Des objectifs ambitieux mais nécessaires
L’objectif premier est de réduire la demande spéculative étrangère, ce qui devrait mécaniquement faire baisser les prix de l’immobilier dans les zones concernées. Cela permettrait également de redonner du pouvoir d’achat aux ménages français en limitant leur effort financier pour se loger. En favorisant l’accès à la propriété pour les résidents fiscaux français, cette proposition vise également à réduire les inégalités sociales et territoriales. Aujourd’hui, seuls 15 % des jeunes ménages modestes sont propriétaires, contre 66 % des jeunes ménages aisés. Cette loi pourrait inverser cette tendance en rééquilibrant l’offre et la demande.

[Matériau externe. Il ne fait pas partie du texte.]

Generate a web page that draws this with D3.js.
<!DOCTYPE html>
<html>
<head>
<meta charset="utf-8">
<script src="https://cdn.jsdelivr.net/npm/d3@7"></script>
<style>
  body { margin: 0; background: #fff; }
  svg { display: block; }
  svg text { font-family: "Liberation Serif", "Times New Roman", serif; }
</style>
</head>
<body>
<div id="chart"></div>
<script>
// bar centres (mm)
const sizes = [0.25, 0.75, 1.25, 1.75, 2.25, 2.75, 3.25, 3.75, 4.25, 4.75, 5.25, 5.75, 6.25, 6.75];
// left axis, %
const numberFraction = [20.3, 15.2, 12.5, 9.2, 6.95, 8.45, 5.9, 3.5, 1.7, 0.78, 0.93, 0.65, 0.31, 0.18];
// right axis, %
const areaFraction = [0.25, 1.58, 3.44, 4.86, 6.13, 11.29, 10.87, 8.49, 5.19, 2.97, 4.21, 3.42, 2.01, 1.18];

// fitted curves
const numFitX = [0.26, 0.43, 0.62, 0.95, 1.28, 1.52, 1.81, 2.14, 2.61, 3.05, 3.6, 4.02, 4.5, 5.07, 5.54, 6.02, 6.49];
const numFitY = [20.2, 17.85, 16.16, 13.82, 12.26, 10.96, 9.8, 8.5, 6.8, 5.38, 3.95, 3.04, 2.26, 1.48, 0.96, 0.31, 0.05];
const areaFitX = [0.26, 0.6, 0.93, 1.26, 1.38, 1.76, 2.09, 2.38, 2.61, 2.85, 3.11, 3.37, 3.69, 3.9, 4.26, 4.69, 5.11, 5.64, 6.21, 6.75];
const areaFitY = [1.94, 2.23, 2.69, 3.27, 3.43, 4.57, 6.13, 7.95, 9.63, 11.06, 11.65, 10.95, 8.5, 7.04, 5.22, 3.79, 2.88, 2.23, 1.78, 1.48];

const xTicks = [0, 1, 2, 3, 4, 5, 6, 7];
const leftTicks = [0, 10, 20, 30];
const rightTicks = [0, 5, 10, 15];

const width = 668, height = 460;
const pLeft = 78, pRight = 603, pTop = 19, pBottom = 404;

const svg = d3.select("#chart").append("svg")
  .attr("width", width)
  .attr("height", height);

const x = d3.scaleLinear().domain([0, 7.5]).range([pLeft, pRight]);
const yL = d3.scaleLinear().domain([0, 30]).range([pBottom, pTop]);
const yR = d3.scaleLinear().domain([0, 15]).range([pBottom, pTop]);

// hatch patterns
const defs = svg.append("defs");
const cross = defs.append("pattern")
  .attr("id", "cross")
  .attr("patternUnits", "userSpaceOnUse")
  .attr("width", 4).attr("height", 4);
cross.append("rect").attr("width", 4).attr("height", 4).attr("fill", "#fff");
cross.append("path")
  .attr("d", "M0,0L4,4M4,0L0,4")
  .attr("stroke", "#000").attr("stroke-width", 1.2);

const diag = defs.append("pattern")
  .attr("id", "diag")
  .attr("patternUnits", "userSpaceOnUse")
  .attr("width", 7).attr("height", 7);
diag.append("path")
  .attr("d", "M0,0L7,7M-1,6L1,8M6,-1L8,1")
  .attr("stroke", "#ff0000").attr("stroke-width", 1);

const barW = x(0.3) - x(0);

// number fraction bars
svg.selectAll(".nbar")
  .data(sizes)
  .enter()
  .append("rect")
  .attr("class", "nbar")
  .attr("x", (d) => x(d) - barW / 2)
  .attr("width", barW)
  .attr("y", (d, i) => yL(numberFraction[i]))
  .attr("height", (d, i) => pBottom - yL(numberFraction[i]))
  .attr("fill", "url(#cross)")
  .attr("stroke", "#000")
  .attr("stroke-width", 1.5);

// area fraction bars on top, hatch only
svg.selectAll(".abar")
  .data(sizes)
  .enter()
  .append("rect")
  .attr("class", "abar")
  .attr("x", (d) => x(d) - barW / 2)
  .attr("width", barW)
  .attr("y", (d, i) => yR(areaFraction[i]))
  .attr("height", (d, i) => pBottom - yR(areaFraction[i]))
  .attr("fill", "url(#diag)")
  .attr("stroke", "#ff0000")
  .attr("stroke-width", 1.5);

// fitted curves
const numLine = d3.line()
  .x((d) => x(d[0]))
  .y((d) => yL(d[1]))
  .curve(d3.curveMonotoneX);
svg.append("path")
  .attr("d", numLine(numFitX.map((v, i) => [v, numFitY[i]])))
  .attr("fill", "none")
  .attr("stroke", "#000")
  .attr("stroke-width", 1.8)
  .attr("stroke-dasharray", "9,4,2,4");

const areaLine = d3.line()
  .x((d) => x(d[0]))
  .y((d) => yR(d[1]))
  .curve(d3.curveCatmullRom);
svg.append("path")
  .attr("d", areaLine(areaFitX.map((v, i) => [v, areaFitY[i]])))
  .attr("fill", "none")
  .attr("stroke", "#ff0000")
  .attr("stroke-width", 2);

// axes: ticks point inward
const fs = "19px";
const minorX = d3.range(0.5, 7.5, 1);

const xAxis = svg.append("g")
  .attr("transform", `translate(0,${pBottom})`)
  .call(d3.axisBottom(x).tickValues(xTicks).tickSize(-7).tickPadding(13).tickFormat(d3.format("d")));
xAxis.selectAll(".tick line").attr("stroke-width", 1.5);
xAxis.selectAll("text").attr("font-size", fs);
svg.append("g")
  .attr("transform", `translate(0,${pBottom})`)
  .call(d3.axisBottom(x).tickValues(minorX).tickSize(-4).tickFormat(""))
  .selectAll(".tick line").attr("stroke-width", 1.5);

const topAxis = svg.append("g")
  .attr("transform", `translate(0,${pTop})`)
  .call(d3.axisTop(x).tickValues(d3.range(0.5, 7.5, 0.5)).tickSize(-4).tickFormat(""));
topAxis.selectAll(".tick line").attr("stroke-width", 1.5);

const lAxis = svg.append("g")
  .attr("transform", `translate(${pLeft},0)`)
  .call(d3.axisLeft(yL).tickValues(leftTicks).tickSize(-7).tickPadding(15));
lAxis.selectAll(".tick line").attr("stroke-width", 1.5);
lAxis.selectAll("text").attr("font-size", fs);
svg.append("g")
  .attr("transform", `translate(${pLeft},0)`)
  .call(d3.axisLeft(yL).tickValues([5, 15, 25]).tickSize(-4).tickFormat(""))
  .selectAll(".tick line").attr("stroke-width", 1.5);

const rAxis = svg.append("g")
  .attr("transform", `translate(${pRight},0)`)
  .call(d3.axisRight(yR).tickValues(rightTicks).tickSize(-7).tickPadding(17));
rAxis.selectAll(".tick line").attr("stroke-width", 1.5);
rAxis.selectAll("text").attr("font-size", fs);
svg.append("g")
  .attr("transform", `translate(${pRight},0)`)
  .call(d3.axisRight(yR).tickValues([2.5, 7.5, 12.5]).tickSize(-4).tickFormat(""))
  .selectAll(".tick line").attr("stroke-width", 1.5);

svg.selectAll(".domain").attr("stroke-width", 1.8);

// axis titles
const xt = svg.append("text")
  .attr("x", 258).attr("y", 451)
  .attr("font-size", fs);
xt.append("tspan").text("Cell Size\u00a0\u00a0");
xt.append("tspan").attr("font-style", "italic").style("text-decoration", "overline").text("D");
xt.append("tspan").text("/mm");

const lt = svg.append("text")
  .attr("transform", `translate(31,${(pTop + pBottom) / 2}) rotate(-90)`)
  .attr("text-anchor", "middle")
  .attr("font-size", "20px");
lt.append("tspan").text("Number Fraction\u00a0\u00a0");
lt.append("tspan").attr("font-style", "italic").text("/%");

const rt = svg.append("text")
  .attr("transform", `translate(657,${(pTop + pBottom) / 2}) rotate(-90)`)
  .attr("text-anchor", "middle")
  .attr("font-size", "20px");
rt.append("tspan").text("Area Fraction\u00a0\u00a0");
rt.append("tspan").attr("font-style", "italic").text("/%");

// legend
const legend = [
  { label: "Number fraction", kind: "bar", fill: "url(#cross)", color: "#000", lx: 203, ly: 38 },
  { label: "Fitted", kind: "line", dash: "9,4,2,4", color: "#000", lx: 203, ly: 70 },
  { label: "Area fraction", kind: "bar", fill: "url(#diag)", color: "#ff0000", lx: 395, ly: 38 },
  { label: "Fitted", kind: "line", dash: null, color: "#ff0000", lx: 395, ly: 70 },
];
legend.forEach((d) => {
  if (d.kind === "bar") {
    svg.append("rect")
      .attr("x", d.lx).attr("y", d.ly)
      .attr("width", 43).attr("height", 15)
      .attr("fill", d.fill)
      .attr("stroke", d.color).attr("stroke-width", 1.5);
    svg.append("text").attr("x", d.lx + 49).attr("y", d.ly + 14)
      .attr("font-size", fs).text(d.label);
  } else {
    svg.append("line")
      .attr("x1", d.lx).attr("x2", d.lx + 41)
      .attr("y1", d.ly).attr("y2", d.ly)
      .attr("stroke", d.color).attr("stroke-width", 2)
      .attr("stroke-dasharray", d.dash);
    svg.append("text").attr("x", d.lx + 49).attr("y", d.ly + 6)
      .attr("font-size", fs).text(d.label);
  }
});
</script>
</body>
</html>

Sophia Chikirou et LFI : une réponse politique à une urgence sociale
Pour Sophia Chikirou, cette proposition s’inscrit dans une vision globale des politiques publiques du logement. Elle souligne que le logement est un droit fondamental et qu’il est inacceptable que des mécanismes purement financiers empêchent les citoyens français d’y accéder.

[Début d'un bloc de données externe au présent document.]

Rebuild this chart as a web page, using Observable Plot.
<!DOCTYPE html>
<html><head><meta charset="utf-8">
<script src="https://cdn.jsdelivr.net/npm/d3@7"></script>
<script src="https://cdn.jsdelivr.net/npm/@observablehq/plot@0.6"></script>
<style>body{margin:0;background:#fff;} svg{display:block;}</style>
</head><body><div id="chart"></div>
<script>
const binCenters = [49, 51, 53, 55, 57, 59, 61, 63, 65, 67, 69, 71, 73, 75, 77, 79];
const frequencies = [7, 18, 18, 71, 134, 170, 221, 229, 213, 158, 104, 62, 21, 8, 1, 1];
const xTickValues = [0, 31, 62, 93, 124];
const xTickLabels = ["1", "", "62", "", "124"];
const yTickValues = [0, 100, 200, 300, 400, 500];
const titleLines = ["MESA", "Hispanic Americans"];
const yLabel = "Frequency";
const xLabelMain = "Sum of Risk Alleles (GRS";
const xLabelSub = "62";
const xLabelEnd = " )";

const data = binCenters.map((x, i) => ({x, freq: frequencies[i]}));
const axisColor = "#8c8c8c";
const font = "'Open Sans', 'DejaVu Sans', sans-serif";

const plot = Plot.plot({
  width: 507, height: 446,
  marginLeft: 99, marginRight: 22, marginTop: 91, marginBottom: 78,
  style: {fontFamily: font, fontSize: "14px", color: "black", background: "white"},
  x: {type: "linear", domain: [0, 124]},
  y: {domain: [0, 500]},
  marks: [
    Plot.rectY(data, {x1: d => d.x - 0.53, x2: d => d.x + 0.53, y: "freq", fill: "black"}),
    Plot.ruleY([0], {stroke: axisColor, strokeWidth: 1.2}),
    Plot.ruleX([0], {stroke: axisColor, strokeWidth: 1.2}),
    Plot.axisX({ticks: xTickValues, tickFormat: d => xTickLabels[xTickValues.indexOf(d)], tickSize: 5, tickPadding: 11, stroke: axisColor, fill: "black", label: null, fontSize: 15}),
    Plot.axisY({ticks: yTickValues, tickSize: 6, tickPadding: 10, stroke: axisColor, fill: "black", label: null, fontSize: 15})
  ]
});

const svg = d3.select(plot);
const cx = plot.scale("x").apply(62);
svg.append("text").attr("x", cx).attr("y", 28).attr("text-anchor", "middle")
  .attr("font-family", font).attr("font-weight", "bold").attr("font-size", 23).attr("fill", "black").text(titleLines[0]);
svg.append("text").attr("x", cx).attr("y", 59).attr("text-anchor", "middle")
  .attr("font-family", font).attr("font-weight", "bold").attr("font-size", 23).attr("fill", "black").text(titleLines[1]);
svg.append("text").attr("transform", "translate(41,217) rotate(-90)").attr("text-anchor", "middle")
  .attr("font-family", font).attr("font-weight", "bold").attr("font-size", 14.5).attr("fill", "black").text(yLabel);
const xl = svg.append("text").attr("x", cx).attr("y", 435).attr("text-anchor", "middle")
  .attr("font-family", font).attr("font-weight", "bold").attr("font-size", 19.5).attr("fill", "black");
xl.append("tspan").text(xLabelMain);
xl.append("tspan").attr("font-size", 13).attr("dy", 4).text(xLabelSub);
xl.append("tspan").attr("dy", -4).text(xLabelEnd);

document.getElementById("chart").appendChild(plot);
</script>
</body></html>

Cette initiative reflète également les priorités de La France Insoumise, qui est à l’origine d’une dizaine de propositions de loi visant à protéger le logement, à le rendre acessible et digne, tant pour les locataires que pour les propriétaires. En ciblant les investissements étrangers, LFI entend dénoncer un modèle économique où le logement est traité comme un produit spéculatif plutôt qu’un bien de première nécessité.
Une réforme essentielle pour un logement accessible
La proposition de loi portée par Sophia Chikirou marque une étape importante dans la lutte contre la spéculation immobilière. En s’attaquant directement aux investissements étrangers, elle ambitionne de rendre le marché immobilier plus juste et plus accessible pour les résidents français. Si elle est adoptée, cette mesure pourrait avoir un impact immédiat et significatif sur les prix dans les zones tendues, tout en envoyant un signal fort : en France, le logement n’est pas un produit d’investissement, mais un droit pour tous.